「最近、愛犬・愛猫の口臭が気になる」「食べ物をあまり食べなくなった」「歯がぐらついているみたい…」など、ペットの口腔内のトラブルは、意外と多くの飼い主様が経験するものです。歯科・口腔外科は、こうした口や歯に関する問題を専門的に治療する診療科です。気になる点があればお気軽にご相談ください。
犬や猫は自分で口の中を清潔に保つことが難しいため、さまざまな口腔内のトラブルが発生しやすいです。以下のような症状が見られる場合は、口腔外科の診察が必要です。
口臭が強く感じられる場合、歯周病や口内炎が原因となっている可能性があります。単なる口臭と見過ごさず、定期的な口腔チェックが大切です。
歯がぐらついたり、すでに抜け落ちている場合は、進行した歯周病や外傷が原因であることが多いです。特にシニアのペットでは、歯周病が進行しているケースが多く見られます。
よだれがいつもより多く出る場合、口内炎や歯の感染、異物の詰まりなどが考えられます。ペットが頻繁によだれを垂らす様子を見せるときは、口腔内に問題があるかもしれません。
食事中に痛がったり、食べ物を避けるようになった場合、歯の問題や口内の炎症が疑われます。特に固い食べ物を避けるようになった場合は、早急な診察が必要です。
歯茎が赤く腫れていたり、血が出る場合は、歯肉炎や口内炎、腫瘍が原因となっている可能性があります。特に進行した歯周病は全身の健康にも影響を及ぼすため、早期の対処が重要です。
犬や猫の歯周病は、歯垢や歯石が原因で歯肉や歯槽骨が炎症を起こす病気です。初期の歯肉炎を放置すると、やがて歯周病へ進行し、最悪の場合は歯が抜け落ちたり、口腔内の感染が全身に広がることもあります。定期的な歯石除去と歯磨きが予防の鍵です。

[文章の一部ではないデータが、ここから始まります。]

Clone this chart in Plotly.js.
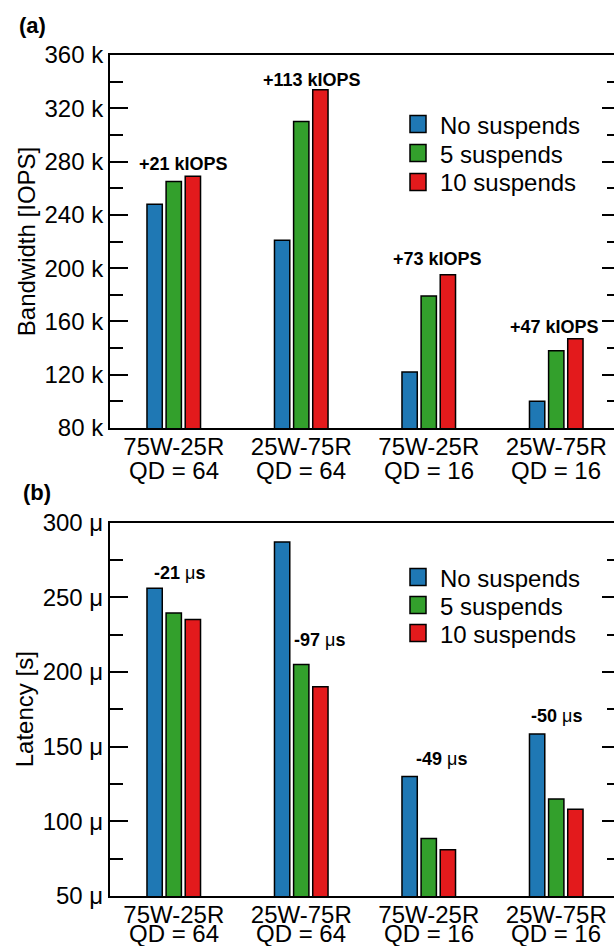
<!DOCTYPE html>
<html>
<head>
<meta charset="utf-8">
<script src="https://cdn.plot.ly/plotly-3.0.1.min.js"></script>
<style>
  html, body { margin: 0; padding: 0; overflow: hidden; background: #fff; }
  #chart { width: 626px; height: 946px; }
</style>
</head>
<body>
<div id="chart"></div>
<script>
// ---------------- data ----------------
const categories = ['75W-25R|QD = 64', '25W-75R|QD = 64', '75W-25R|QD = 16', '25W-75R|QD = 16'];
const tickLine1 = ['75W-25R', '25W-75R', '75W-25R', '25W-75R'];
const tickLine2 = ['QD = 64', 'QD = 64', 'QD = 16', 'QD = 16'];
const seriesNames = ['No suspends', '5 suspends', '10 suspends'];
const seriesColors = ['#1f78b4', '#33a02c', '#e31a1c'];

// Panel (a): bandwidth in kIOPS
const bwNone = [248, 221, 122, 100];
const bw5    = [265, 310, 179, 138];
const bw10   = [269, 334, 195, 147];
const bwLabels = ['+21 kIOPS', '+113 kIOPS', '+73 kIOPS', '+47 kIOPS'];
const bwLabelY = [278, 341.5, 206.5, 156];
const bwTickVals = [80, 120, 160, 200, 240, 280, 320, 360];
const bwTickText = ['80 k', '120 k', '160 k', '200 k', '240 k', '280 k', '320 k', '360 k'];

// Panel (b): latency in microseconds
const latNone = [256, 287, 130, 158.5];
const lat5    = [239.5, 205, 88.5, 115];
const lat10   = [235, 190, 81, 108];
const latLabels = ['<b>-21 </b>μ<b>s</b>', '<b>-97 </b>μ<b>s</b>', '<b>-49 </b>μ<b>s</b>', '<b>-50 </b>μ<b>s</b>'];
const latLabelY = [266.5, 221.5, 141.5, 170.5];
const latTickVals = [50, 100, 150, 200, 250, 300];
const latTickText = ['50 μ', '100 μ', '150 μ', '200 μ', '250 μ', '300 μ'];

// ---------------- layout helpers ----------------
const W = 626, H = 946, ML = 110, MR = 6;
const PW = W - ML - MR;
const px = v => (v - ML) / PW;       // pixel x -> paper x
const py = v => 1 - v / H;           // pixel y -> paper y
const FONT = 'Liberation Sans, Arial, Helvetica, sans-serif';

const bwLabelDx = [0.074, 0.083, 0.072, -0.01];
const latLabelDx = [0.045, 0.147, 0.1, 0];

const bwSeries = [bwNone, bw5, bw10];
const latSeries = [latNone, lat5, lat10];

const traces = [];
bwSeries.forEach((vals, i) => traces.push({
  type: 'bar', x: categories, y: vals, name: seriesNames[i],
  xaxis: 'x', yaxis: 'y', showlegend: false,
  marker: { color: seriesColors[i], line: { color: '#000', width: 1.5 } }
}));
latSeries.forEach((vals, i) => traces.push({
  type: 'bar', x: categories, y: vals, name: seriesNames[i],
  xaxis: 'x2', yaxis: 'y2', showlegend: false,
  marker: { color: seriesColors[i], line: { color: '#000', width: 1.5 } }
}));

const tickFont = { family: FONT, size: 24, color: '#000' };

function xAxis(anchor) {
  return {
    anchor: anchor, domain: [0, 1], type: 'category',
    categoryorder: 'array', categoryarray: categories,
    tickmode: 'array', tickvals: categories, ticktext: tickLine1,
    ticklabelstandoff: -4,
    showline: true, linecolor: '#000', linewidth: 2, mirror: true,
    ticks: '', showgrid: false, zeroline: false,
    tickfont: tickFont, fixedrange: true
  };
}
function yAxis(anchor, domain, range, vals, text, minorStep, title) {
  return {
    anchor: anchor, domain: domain, range: range,
    showline: true, linecolor: '#000', linewidth: 2, mirror: 'ticks',
    ticks: 'inside', ticklen: 18, tickwidth: 2, tickcolor: '#000',
    tickmode: 'array', tickvals: vals, ticktext: text,
    minor: { ticks: 'inside', ticklen: 13, tickwidth: 2, tickcolor: '#000', dtick: minorStep, tick0: range[0], showgrid: false },
    showgrid: false, zeroline: false, tickfont: tickFont,
    title: { text: title, font: { family: FONT, size: 24, color: '#000' }, standoff: 2 },
    fixedrange: true
  };
}

const annotations = [];
bwLabels.forEach((t, i) => annotations.push({
  xref: 'x', yref: 'y', x: i + bwLabelDx[i], y: bwLabelY[i], text: '<b>' + t + '</b>',
  showarrow: false, xanchor: 'center', yanchor: 'middle',
  font: { family: FONT, size: 18, color: '#000' }
}));
latLabels.forEach((t, i) => annotations.push({
  xref: 'x2', yref: 'y2', x: i + latLabelDx[i], y: latLabelY[i], text: t,
  showarrow: false, xanchor: 'center', yanchor: 'middle',
  font: { family: FONT, size: 18, color: '#000' }
}));
// second line of the category labels
tickLine2.forEach((t, i) => {
  annotations.push({ xref: 'x', yref: 'paper', x: i, y: py(470), text: t, showarrow: false,
    xanchor: 'center', yanchor: 'middle', font: tickFont });
  annotations.push({ xref: 'x2', yref: 'paper', x: i, y: py(933), text: t, showarrow: false,
    xanchor: 'center', yanchor: 'middle', font: tickFont });
});
// panel letters
annotations.push({ xref: 'paper', yref: 'paper', x: px(17), y: py(26), xanchor: 'left', yanchor: 'middle',
  text: '<b>(a)</b>', showarrow: false, font: { family: FONT, size: 22, color: '#000' } });
annotations.push({ xref: 'paper', yref: 'paper', x: px(21), y: py(492), xanchor: 'left', yanchor: 'middle',
  text: '<b>(b)</b>', showarrow: false, font: { family: FONT, size: 22, color: '#000' } });

// legends (one per panel)
const shapes = [];
const legendRowsA = [124, 153, 182];
const legendRowsB = [577, 605, 633];
[legendRowsA, legendRowsB].forEach(rows => {
  rows.forEach((r, i) => {
    shapes.push({ type: 'rect', xref: 'paper', yref: 'paper',
      x0: px(410), x1: px(426), y0: py(r + 8.5), y1: py(r - 8.5),
      fillcolor: seriesColors[i], line: { color: '#000', width: 1.5 } });
    annotations.push({ xref: 'paper', yref: 'paper', x: px(438), y: py(r + 1),
      xanchor: 'left', yanchor: 'middle', showarrow: false, text: seriesNames[i],
      font: { family: FONT, size: 24, color: '#000' } });
  });
});

const layout = {
  width: W, height: H,
  margin: { l: ML, r: MR, t: 0, b: 0, pad: 0 },
  paper_bgcolor: '#fff', plot_bgcolor: '#fff',
  barmode: 'group', bargap: 0.55, bargroupgap: 0.2,
  showlegend: false,
  xaxis: xAxis('y'),
  yaxis: yAxis('x', [py(428), py(55)], [80, 360], bwTickVals, bwTickText, 20, 'Bandwidth [IOPS]'),
  xaxis2: xAxis('y2'),
  yaxis2: yAxis('x2', [py(896), py(522.5)], [50, 300], latTickVals, latTickText, 25, 'Latency [s]'),
  annotations: annotations,
  shapes: shapes,
  font: { family: FONT, color: '#000' }
};

Plotly.newPlot('chart', traces, layout, { displayModeBar: false, staticPlot: true });
</script>
</body>
</html>
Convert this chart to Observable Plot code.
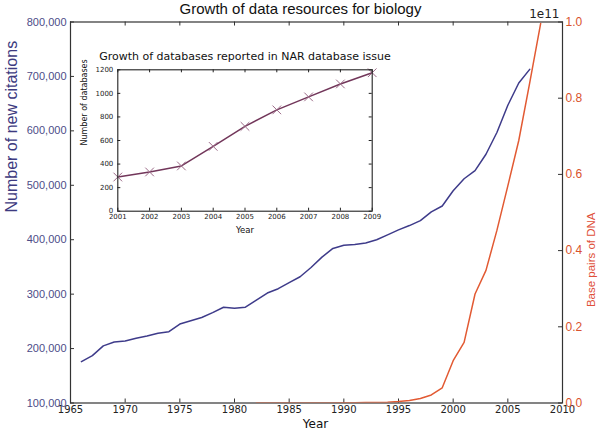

口の中に炎症が起こり、赤く腫れたり潰瘍ができる状態を口内炎と呼びます。特に猫では、ウイルス感染(FIVや猫カリシウイルスなど)により、口内炎が発生することがあります。重症化すると痛みで食事ができなくなるため、早期治療が必要です。
硬いものをかじった際に歯が欠けたり、折れることがあります。特に犬は硬いおもちゃや骨をかじる際に、前歯や臼歯が折れることが多いです。歯が破損すると、その部分から感染が広がる可能性があるため、早めに治療を行うことが重要です。
口腔内にできる腫瘍は、良性のものから悪性のものまでさまざまです。腫瘍が見つかった場合、迅速な診断と手術による治療が必要です。悪性の場合は早期発見・早期治療が治癒の鍵となります。
歯や歯肉の中に液体がたまる嚢胞は、口腔内で膨らんで痛みや不快感を引き起こすことがあります。外科的に取り除く必要があることが多く、治療を遅らせると嚢胞が拡大する可能性があります。
歯や歯肉の状態を確認し、触診で腫れや異常な出血の有無をチェックします。定期的な口腔検診が重要です。
目に見えない歯根や顎の骨の状態を確認するために、レントゲン検査が行われます。歯周病の進行度や骨折の有無を確認するために有効です。
口腔内に異常な腫れや腫瘍が見つかった場合、細胞診や生検を行い、病理検査を通じて診断を確定します。
歯垢や歯石の蓄積が原因となる歯周病は、プロフェッショナルな歯石除去で治療が可能です。麻酔下でのスケーリングと、歯のクリーニングが行われ、ペットの口腔内の健康を保ちます。
進行した歯周病や歯が破折した場合、治療が不可能な歯を抜歯することが必要です。特に痛みがひどい場合や、歯の根元が感染している場合は、抜歯がペットにとって最適な選択肢です。
口腔内腫瘍や嚢胞が見つかった場合、外科的にそれを除去する手術が行われます。特に腫瘍は悪性の可能性があるため、早期の対応が重要です。
歯周病や口内炎などの軽度な炎症には、抗生物質や消炎剤が処方されることがあります。炎症を抑え、感染を広げないための予防的治療です。